"""

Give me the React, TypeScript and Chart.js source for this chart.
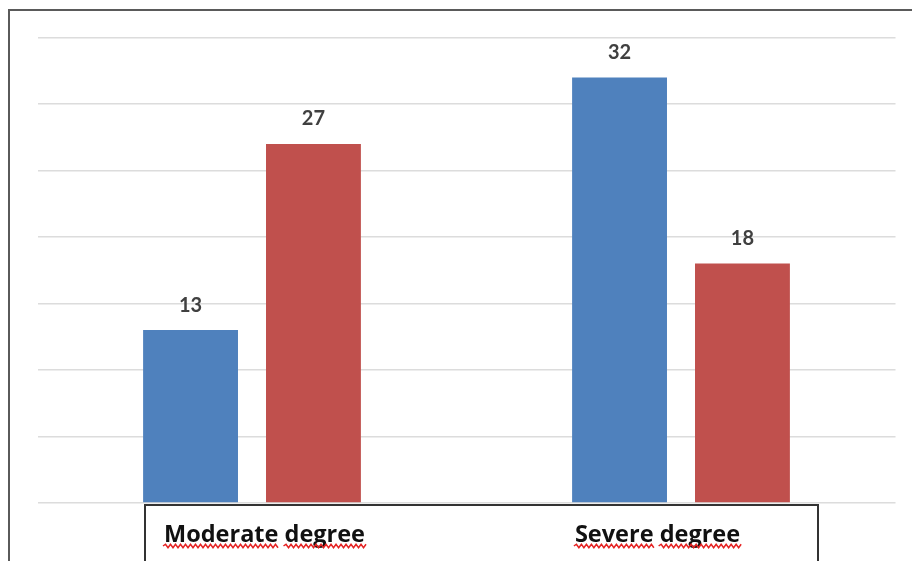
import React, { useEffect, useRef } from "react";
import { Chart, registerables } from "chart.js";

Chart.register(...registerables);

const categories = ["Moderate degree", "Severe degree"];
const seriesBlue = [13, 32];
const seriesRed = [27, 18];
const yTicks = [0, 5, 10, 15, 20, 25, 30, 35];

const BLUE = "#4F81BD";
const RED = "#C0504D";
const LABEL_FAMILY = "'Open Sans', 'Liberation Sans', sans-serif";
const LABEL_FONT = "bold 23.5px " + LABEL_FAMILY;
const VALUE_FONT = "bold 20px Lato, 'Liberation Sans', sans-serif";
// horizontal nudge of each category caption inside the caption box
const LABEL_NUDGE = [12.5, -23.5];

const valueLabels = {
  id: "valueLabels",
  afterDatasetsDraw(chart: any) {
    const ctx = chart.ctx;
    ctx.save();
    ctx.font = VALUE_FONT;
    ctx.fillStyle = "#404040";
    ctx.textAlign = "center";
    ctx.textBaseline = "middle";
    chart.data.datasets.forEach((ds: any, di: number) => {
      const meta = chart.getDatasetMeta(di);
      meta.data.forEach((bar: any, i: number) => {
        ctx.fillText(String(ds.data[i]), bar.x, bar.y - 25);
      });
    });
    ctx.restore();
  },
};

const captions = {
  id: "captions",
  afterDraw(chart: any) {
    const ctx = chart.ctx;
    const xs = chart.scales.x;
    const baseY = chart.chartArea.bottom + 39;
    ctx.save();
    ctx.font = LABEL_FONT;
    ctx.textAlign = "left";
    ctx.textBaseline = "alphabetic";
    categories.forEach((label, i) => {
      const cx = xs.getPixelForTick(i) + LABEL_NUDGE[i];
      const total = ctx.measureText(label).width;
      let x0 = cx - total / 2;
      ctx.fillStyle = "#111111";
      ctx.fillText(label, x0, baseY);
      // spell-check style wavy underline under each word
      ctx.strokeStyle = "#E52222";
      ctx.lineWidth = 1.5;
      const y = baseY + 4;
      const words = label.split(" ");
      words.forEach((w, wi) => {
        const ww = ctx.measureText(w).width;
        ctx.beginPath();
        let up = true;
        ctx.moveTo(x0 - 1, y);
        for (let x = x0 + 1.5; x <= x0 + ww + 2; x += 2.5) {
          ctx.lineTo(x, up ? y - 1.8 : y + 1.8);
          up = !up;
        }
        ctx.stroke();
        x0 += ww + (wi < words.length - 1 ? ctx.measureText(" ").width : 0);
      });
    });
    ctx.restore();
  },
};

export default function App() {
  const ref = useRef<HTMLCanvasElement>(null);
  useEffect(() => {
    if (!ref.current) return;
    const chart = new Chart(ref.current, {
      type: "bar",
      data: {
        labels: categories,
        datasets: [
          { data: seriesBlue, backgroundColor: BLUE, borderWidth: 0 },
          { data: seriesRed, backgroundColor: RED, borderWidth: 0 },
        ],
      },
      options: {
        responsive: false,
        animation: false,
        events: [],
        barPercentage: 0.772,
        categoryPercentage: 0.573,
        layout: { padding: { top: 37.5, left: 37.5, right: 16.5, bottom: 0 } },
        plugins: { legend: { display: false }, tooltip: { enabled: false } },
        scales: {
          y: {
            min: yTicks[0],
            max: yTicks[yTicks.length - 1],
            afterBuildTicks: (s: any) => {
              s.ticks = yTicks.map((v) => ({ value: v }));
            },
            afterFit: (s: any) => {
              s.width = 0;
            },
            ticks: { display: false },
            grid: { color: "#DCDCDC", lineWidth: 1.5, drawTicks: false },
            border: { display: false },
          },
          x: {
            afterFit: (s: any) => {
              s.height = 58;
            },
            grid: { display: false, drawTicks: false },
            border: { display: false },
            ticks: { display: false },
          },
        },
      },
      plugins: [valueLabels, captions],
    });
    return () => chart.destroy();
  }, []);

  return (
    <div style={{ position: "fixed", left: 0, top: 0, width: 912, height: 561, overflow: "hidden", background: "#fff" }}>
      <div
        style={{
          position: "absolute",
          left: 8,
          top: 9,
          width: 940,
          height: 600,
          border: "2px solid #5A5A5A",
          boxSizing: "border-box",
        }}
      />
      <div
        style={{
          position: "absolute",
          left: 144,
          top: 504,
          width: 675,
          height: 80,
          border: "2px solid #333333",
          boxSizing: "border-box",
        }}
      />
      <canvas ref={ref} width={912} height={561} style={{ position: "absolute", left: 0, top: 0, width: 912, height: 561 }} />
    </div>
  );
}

"""

Copy exactly the lines running from the beginning of the listing through the line that has "const LABEL_NUDGE = [12.5, -23.5];". Drop the pictures.

Give me the React, TypeScript and Chart.js source for this chart.
import React, { useEffect, useRef } from "react";
import { Chart, registerables } from "chart.js";

Chart.register(...registerables);

const categories = ["Moderate degree", "Severe degree"];
const seriesBlue = [13, 32];
const seriesRed = [27, 18];
const yTicks = [0, 5, 10, 15, 20, 25, 30, 35];

const BLUE = "#4F81BD";
const RED = "#C0504D";
const LABEL_FAMILY = "'Open Sans', 'Liberation Sans', sans-serif";
const LABEL_FONT = "bold 23.5px " + LABEL_FAMILY;
const VALUE_FONT = "bold 20px Lato, 'Liberation Sans', sans-serif";
// horizontal nudge of each category caption inside the caption box
const LABEL_NUDGE = [12.5, -23.5];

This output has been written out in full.